We go to Baghdad to speak with Middle East correspondent Mohamad Bazzi of Newsday who reports how the U.S.-appointed Iraqi Governing Council guaranteed most of its members seats in the interim government and will have the power to veto laws, approve Iraq’s 2005 budget and replace the Iraqi president in case of death or resignation. [includes transcript]
On the day of the so-called transfer of sovereignty in Iraq, Middle East correspondent Mohamad Bazzi of Newsday writes:
“On the very day that the 25-member council dissolved itself, June 1, it issued a little-noticed decree that guarantees most of its members seats on the Iraqi National Council, a de-facto legislature that will serve until elections are held early next year. The 100-member assembly will have the power to veto laws, approve Iraq’s 2005 budget and replace the Iraqi president and two vice presidents in case of death or resignation.
“Members of the Governing Council, which was appointed by the U.S.-led occupation last July and was rejected by many Iraqis as illegitimate, also guaranteed themselves seats on an array of committees that will choose the remaining members of the National Council. "By granting itself such wide powers, critics say, the Governing Council risks tainting the legitimacy of the new Iraqi government set to assume sovereignty on Wednesday."
- Mohamad Bazzi, Middle East Correspondent for Newsday.
This is a rush transcript. Copy may not be in its final form.
AMY GOODMAN: First we go to Baghdad to speak with "Newsday’s" correspondent, Mohammad Bazzi. In yesterday ’s newspaper, Bazzi writes that the Iraqi governing council has given itself life after death. Welcome to Democracy Now!
MOHAMMAD BAZZI: Thank you.
AMY GOODMAN: It’s good to have you with us Mohammad Bazzi. Can you talk about what you mean by that?
MOHAMMAD BAZZI: Well, on June 1st, which was the day that the Iraqi governing council dissolved itself, (and that was also the day the new government was named: Iyad Allawi as prime minister and president of the cabinet, ) The governing council also issued another edict that did not receive anywhere near as much attention as that edict laid out the plans for a national conference of about 1,000 Iraqis to take place in July. (It will be kind of a gathering 6 ) they will come out with a 100-member national council, which is to be kind of a de facto parliament during this seven-month period until elections are held. And the governing council guaranteed itself seats on both the larger conference and then the council, which — or the parliament — the 20 members of the governing council that didn’t get any other government positions are basically guaranteed to be in from this new legislature. They have also given themselves seats on all sorts of committees and commissions that will choose everyone else participating in this national council.

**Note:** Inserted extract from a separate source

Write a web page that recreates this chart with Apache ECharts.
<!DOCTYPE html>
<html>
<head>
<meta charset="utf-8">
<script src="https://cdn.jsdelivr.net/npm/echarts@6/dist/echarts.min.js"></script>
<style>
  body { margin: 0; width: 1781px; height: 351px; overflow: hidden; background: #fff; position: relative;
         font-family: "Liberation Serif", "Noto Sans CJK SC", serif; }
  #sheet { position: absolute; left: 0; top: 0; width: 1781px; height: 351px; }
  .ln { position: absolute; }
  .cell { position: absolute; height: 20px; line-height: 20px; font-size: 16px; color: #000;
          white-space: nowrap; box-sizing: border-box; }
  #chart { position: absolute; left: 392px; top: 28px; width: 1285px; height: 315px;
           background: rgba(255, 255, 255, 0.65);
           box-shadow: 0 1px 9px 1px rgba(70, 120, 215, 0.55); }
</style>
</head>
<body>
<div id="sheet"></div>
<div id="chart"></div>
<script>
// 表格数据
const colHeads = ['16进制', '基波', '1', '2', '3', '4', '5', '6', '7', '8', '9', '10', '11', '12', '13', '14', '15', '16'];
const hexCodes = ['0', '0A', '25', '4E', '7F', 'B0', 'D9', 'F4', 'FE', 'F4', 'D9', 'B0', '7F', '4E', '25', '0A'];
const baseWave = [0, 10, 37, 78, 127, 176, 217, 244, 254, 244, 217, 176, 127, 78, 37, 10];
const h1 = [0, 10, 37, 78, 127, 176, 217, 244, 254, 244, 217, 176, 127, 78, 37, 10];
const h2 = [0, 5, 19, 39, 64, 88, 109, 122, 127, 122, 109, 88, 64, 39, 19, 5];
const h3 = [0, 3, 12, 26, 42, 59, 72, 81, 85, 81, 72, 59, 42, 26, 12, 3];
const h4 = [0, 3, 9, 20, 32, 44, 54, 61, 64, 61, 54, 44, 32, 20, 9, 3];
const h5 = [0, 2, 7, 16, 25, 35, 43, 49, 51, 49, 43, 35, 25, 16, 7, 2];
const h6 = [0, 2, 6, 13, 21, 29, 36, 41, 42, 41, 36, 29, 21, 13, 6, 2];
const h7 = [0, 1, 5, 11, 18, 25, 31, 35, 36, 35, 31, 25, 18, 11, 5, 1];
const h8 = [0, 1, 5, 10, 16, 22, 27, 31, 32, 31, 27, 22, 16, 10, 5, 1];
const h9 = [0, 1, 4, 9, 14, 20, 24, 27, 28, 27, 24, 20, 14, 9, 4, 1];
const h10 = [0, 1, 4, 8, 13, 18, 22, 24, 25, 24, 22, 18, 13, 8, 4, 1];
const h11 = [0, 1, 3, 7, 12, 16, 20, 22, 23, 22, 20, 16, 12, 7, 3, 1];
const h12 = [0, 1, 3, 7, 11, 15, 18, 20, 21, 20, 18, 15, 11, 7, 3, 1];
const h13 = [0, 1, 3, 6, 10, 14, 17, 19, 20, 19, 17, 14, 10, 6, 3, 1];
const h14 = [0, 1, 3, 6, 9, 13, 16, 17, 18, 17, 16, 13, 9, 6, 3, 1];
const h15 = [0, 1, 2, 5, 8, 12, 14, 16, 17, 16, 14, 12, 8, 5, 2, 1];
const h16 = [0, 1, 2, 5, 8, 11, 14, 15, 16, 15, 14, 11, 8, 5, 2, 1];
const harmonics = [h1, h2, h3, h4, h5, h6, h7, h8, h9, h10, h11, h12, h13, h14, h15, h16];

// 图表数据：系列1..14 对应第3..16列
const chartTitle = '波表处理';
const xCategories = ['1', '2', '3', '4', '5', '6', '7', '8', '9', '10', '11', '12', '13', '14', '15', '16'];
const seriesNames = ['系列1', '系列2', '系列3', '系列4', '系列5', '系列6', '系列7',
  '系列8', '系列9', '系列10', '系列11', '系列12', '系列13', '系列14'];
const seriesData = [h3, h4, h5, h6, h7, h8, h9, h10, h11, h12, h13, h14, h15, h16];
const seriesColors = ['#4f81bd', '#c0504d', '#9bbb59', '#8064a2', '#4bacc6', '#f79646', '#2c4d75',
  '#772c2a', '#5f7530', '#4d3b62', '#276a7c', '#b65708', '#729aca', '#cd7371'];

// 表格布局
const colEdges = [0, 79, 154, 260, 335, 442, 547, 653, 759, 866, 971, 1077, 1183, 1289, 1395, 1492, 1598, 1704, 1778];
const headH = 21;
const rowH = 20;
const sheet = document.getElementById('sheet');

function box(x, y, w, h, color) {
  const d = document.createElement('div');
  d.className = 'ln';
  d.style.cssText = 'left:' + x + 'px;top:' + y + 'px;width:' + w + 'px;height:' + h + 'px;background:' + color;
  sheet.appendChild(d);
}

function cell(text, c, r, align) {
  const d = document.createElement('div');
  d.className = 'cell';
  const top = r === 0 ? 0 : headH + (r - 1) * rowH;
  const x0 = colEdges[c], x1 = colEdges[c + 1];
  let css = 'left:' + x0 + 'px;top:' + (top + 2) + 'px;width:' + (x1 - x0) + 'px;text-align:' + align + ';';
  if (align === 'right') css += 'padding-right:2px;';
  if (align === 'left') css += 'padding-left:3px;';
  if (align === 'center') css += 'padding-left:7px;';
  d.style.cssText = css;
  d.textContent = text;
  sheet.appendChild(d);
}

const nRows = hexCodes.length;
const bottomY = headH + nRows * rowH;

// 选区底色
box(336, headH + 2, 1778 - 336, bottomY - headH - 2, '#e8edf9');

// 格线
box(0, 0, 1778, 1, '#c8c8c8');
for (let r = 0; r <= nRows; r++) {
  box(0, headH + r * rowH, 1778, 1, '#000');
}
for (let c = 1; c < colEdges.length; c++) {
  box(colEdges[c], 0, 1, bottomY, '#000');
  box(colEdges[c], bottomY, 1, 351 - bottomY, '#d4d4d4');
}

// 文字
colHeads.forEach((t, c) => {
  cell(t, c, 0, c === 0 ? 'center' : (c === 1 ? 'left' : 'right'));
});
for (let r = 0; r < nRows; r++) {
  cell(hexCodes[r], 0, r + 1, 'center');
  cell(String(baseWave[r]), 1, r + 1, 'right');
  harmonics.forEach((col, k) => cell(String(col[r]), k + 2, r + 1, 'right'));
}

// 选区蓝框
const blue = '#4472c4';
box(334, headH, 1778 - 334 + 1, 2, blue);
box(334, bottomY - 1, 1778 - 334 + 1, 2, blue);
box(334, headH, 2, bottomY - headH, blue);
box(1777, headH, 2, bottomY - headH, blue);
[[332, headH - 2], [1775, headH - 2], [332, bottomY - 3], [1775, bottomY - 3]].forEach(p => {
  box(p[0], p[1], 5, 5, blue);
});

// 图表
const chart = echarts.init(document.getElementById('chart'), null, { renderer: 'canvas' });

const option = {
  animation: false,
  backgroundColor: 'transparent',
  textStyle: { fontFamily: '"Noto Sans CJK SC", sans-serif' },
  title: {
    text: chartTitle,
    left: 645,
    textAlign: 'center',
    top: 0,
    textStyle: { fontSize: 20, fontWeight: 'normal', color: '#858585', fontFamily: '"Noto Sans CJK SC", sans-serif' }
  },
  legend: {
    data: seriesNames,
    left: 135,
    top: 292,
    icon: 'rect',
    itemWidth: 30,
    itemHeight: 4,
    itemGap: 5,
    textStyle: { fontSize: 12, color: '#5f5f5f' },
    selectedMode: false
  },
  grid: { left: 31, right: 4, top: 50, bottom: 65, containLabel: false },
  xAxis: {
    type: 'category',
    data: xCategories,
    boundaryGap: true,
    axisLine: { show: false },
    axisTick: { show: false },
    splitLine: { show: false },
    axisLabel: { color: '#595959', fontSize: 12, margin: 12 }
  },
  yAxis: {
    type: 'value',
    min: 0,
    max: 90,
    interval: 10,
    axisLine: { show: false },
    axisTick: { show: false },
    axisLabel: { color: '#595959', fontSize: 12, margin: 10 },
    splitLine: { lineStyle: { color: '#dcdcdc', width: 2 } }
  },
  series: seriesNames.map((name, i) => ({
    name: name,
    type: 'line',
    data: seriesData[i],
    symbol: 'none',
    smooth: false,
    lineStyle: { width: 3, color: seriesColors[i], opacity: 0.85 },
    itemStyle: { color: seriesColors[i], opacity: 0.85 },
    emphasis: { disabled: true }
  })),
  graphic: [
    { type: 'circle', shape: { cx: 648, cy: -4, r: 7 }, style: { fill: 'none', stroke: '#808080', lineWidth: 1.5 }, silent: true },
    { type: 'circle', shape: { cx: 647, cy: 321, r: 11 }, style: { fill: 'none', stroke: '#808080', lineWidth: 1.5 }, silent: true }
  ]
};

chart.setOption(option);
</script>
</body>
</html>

AMY GOODMAN: Now, you’ve written that when UN Special envoy Lakhdar Brahimi began shaping Iraq’s interim government in April, he didn’t plan for things to turn out this way. He wanted to dissolve the governing council. He sought to appoint a group of technocrats who would be a caretaker government until elections held next January. He didn’t want to appoint politicians who might run for office next year. What happened?
MOHAMMAD BAZZI: Well, Brahimi was pretty much sidelined completely, and the governing council and all of the entire 25 members of the council were appointed by the United States, as you remember, in July 2003, and they moved to the forefront with the U.S. support. They named Iyad Allawi as Prime Minister. He wasn’t Brahimi’s choice. They also named (iraq presidents name) the president. He wasn’t Brahimi’s choice, either. Most of the ministers, when the choices...
MOHAMMAD BAZZI: Brahimi didn’t want the six political parties, the exiled political parties, to have control of ministries, and they ended up with several of the most important ministries—you know, foreign affairs, finance, a few others—and all of that happened within a few weeks, towards the end of May into June 1, when Brahimi was just sidelined.
AMY GOODMAN: Mohammad Bazzi, you also write about the role of the disgraced Iraqi politician, Ahmad Chalabi, playing a key role in the selection of the members this committee that will shape Iraq’s new parliament. Can you expand on that?
MOHAMMAD BAZZI: Yes. Achmed Chalabi served on the committee of five people that chose other members–about 65 people that will make plans for this national conference at the end of the month, at the end of July in Baghdad, and Chalabi took on this role several weeks after his office and home were raided by Iraqi police several weeks after the revelations that he had given false intelligence from Tehran to the United States and he still is playing a key role in these unknown committees and he still has his hand in several other things.
AMY GOODMAN: Mohammad Bazzi, I want to thank you for joining us, Middle East correspondent for "Newsday" reporting to us from Baghdad.